The Duluth college announced Thursday that it is opening a branch near Phoenix — its first outside Minnesota.
Initially, St. Scholastica will offer online classes only through its Arizona satellite, as part of a partnership with two local community colleges.
But within two years, if all goes as planned, college officials say their goal is to build a $10 million to $20 million facility in a Phoenix suburb, and enroll up to 1,500 students in graduate-level health care programs.
“We’re going from practically the Canadian border to practically the Mexican border,” said spokesman Robert Aschenmacher.
School officials swear that the plan has nothing to do with a desire to escape Minnesota winters.
Instead, they see it as a chance to jump into a growing market, where the demand for college-level programs — especially in health-related fields — is booming.
“We think we see a niche opportunity in the southwest portion of the country,” said Larry Goodwin, president of St. Scholastica, a Benedictine Catholic college with about 4,200 students.
In Duluth, the college has seen its traditional undergraduate enrollment decline for several years, in part because the number of 18-year-olds has been shrinking statewide. As a result, St. Scholastica has been searching for ways to branch out, expanding its graduate health care programs and building outposts in St. Paul, Rochester and St. Cloud.
“It’s the same logic as opening another campus in Minnesota,” Goodwin said.
But the move to Arizona, which has been in the works for about 18 months, would be its biggest venture yet.
“We’re not going out tomorrow and opening up a full campus,” Goodwin said. “We’ve got it in stages.

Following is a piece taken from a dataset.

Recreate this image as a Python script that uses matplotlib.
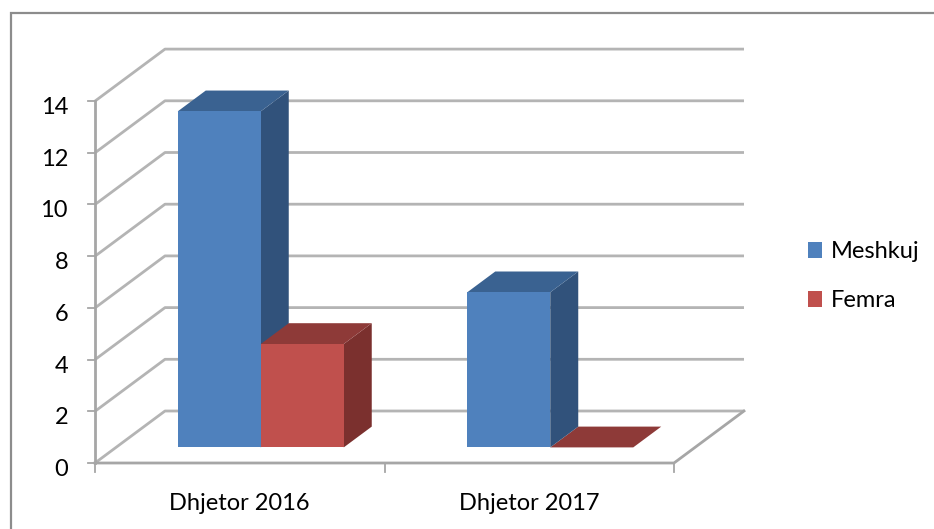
import matplotlib
matplotlib.use("Agg")
import matplotlib.pyplot as plt
from matplotlib.patches import Polygon, Patch, Rectangle

categories = ["Dhjetor 2016", "Dhjetor 2017"]
series_names = ["Meshkuj", "Femra"]
meshkuj = [13, 6]
femra = [4, 0]
yticks = [0, 2, 4, 6, 8, 10, 12, 14]

W, H = 934, 529
PX_X = 289.5      # pixels per category
PX_Y = 25.85      # pixels per value unit
X0, Y0 = 95, 463  # pixel position of the origin

plt.rcParams['font.family'] = ['Lato', 'DejaVu Sans']
fig = plt.figure(figsize=(W / 100, H / 100), dpi=100)
ax = fig.add_axes([0, 0, 1, 1])
ax.set_xlim(-X0 / PX_X, (W - X0) / PX_X)
ax.set_ylim(-(H - Y0) / PX_Y, Y0 / PX_Y)
ax.axis("off")

DX = 70 / PX_X    # full depth offset
DY = 52 / PX_Y
GRID = "#b4b4b4"
AXIS = "#a6a6a6"
FS = 17
n = len(categories)


def proj(x, v, d):
    return x + d * DX, v + d * DY


# outer chart frame
ax.add_patch(Rectangle((-84 / PX_X, -(H - Y0 + 5) / PX_Y), (W + 20) / PX_X, (H - 13 + 5) / PX_Y,
                       fill=False, ec="#8c8c8c", lw=1.6, zorder=1))

# gridlines on side and back walls
for v in yticks:
    xs = [0, proj(0, v, 1)[0], proj(n, v, 1)[0]]
    ys = [v, proj(0, v, 1)[1], proj(n, v, 1)[1]]
    ax.plot(xs, ys, color=GRID, lw=2.0, zorder=2, solid_capstyle="butt", solid_joinstyle="round")
    ax.plot([-7 / PX_X, 0], [v, v], color=AXIS, lw=1.3, zorder=3)
    ax.text(-27 / PX_X, v - 0.25, str(v), ha="right", va="center", fontsize=FS, color="black", zorder=6)

# floor and axes
ax.plot([0, n, proj(n, 0, 1)[0]], [0, 0, proj(n, 0, 1)[1]], color=AXIS, lw=2.0, zorder=3)
ax.plot([0, 0], [0, yticks[-1]], color=AXIS, lw=2.0, zorder=3)
for i in range(n + 1):
    ax.plot([i, i], [0, -9 / PX_Y], color=AXIS, lw=1.3, zorder=3)
for i, c in enumerate(categories):
    ax.text(i + 0.5, -40 / PX_Y, c, ha="center", va="center", fontsize=FS, color="black", zorder=6)

BAR_W = 83 / PX_X
D0, D1 = 0.30, 0.70
COLORS = {
    "Meshkuj": ("#4f81bd", "#3a6291", "#31527b"),
    "Femra": ("#c0504d", "#8e3a38", "#7b302e"),
}


def bar3d(x_left, value, cols, z):
    front, top, side = cols
    x_right = x_left + BAR_W
    a = proj(x_left, 0, D0)
    b = proj(x_right, 0, D0)
    c = proj(x_right, value, D0)
    d = proj(x_left, value, D0)
    e = proj(x_left, value, D1)
    f = proj(x_right, value, D1)
    g = proj(x_right, 0, D1)
    ax.add_patch(Polygon([b, g, f, c], closed=True, fc=side, ec="none", zorder=z))
    ax.add_patch(Polygon([d, c, f, e], closed=True, fc=top, ec="none", zorder=z))
    if value > 0:
        ax.add_patch(Polygon([a, b, c, d], closed=True, fc=front, ec="none", zorder=z))


for i in range(n):
    center = i + 0.5
    bar3d(center - BAR_W, meshkuj[i], COLORS["Meshkuj"], 4)
    bar3d(center, femra[i], COLORS["Femra"], 5 if femra[i] > 0 else 3.5)

handles = [Patch(fc=COLORS[s][0], ec="none", label=s) for s in series_names]
leg = ax.legend(handles=handles, loc="center left",
                bbox_to_anchor=(801 / W, 1 - 276 / H), frameon=False,
                fontsize=FS, handlelength=0.6, handleheight=0.68,
                handletextpad=0.38, labelspacing=1.18, borderpad=0.3, borderaxespad=0)
fig.savefig("out.png", dpi=100, facecolor="white")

We don’t go to the next stage unless the previous one is working.”
At the earliest, the school could open a new campus in Arizona by 2016, said Don Wortham, the college’s vice president of strategic initiatives. “It’s amazing how fast things get built out there since they don’t have winter,” he said.
At this point, St. Scholastica’s presence is little more than a staffer and a desk, according to Goodwin. It has rented space at a campus known as the Communiversity, which is shared by five other colleges and universities, in Surprise, Ariz., a Phoenix suburb.
As a first step, the college plans to promote its degree program in health technology to students on that campus. Although anyone can take the classes now — because they’re all online — Goodwin said this will make it easier for community college students in Arizona to transfer into St. Scholastica’s degree program. “If you have a signed partnership, it’s like you have a spigot,” he said.
By next year, though, the college plans to add face-to-face classes at the Arizona campus, leasing space for up to 250 students enrolled in nursing and social work programs.
If that goes well, Goodman said, St. Scholastica will move to the next phase: building a facility of its own to accommodate up to 1,500 students in graduate programs in physical therapy, occupational therapy, nursing and other health fields.
The building could cost $10 million to $20 million, depending on space needs, according to Wortham. The program would also create 75 to 150 faculty and staff jobs, he said, although not all would necessarily be in the Sun Belt. “We will almost certainly have people working from Duluth,” he said.